The six components of a privacy policy

In light of the recent privacy scandal at Facebook, consumers have become increas­ingly aware of the scope of companies’ collec­tion and use of their personal data. Most users know that some of their data will be collected—so transparency and honesty are critical.

Companies should consider doing these six things with their privacy policies:

  1. Provide notice:
    A privacy policy should inform custom­ers of the types of personal data that are being collected. For example, if a company is collecting its customers’ names, address­es, e-mail addresses, phone numbers, login information and payment-card information, customers should be notified. As discussed below, a good privacy policy should also state that if customers access the company’s “pages” on social media sites like Facebook, Twitter and Instagram, that social media site’s policy, and not the company’s poli­cy, governs the collection of the personal data.
  2. Explain how data will be used:
    Policies should explain to customers how their data will be used by the company. For example, companies should inform customers if they are using data for processing payment transactions, sending marketing communica­tions, or personalizing customers’ experience. Policies should also state whether customers’ data are being provided to third parties.
  3. Make data accessible
    Third, policies should allow customers to access and review data that are being collected. For example, a privacy policy might provide customers with a link and step-by-step instructions to a specific website where a customer’s data can be accessed. Alternatively, companies can direct customers who want more information to send an e-mail or submit an online form.
  4. Allow choices regarding data collection and use
    A policy should provide customers options concerning how data are collected and used. For example, companies should give customers an avenue with which to delete or modify any personal data from their systems. Companies may also inform customers when they will respond to a delete or edit request. If they are unable to respond within the stated time, they should provide customers with an explana­tion. Many companies also remind customers that they may un-enroll from receiving e-mail advertisements by following a link at the bottom of those same e-mails.
  5. Communicate security standards
    Companies may use a privacy policy to explain to customers whatever steps are being taken to protect personal information and ensure it will not fall into the wrong hands. Any statements on security measures should remain broad rather than specific and technical. But a company may want to inform customers that it uses physical, technical, and administrative protections to secure data.
  6. Offer a means of redress
    Lastly, companies should provide customers with the contact information of a company rep­resentative who can help with any inquiries they might have, as well as concerns that privacy pol­icies are not sufficient or are not being followed. This is a big step in gaining customers’ trust.

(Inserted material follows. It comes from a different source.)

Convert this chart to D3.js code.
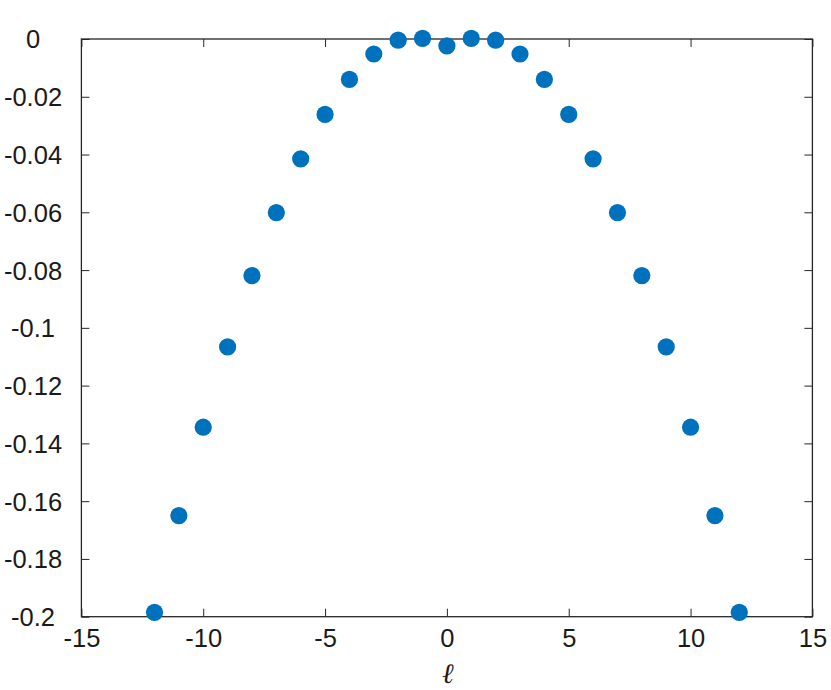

Why your privacy policy should include social media interactions

Most companies have social media pages, and use those pages as a way to interact with customers. In fact, companies might get more traffic through social media than their own websites. Accordingly, it is imperative that companies’ privacy policies include a state­ment regarding social media privacy.

The statement should make it clear that the privacy policy does not govern any of the company’s pages on social media sites. For customers who want more information on those sites’ policies, it’s often best to refer them to the social media companies themselves.

Pitfalls of misleading privacy policies

If a company institutes a privacy policy, but fails to comply with that policy, it risks violating Section 5 of the Federal Trade Commission Act, which prohibits unfair methods of competition and deceptive practices. Therefore, it is vital that a company’s privacy policy be accurate in all respects. To ensure continued compliance, an individual at the company should be responsible for reviewing and revising the policy at least annually.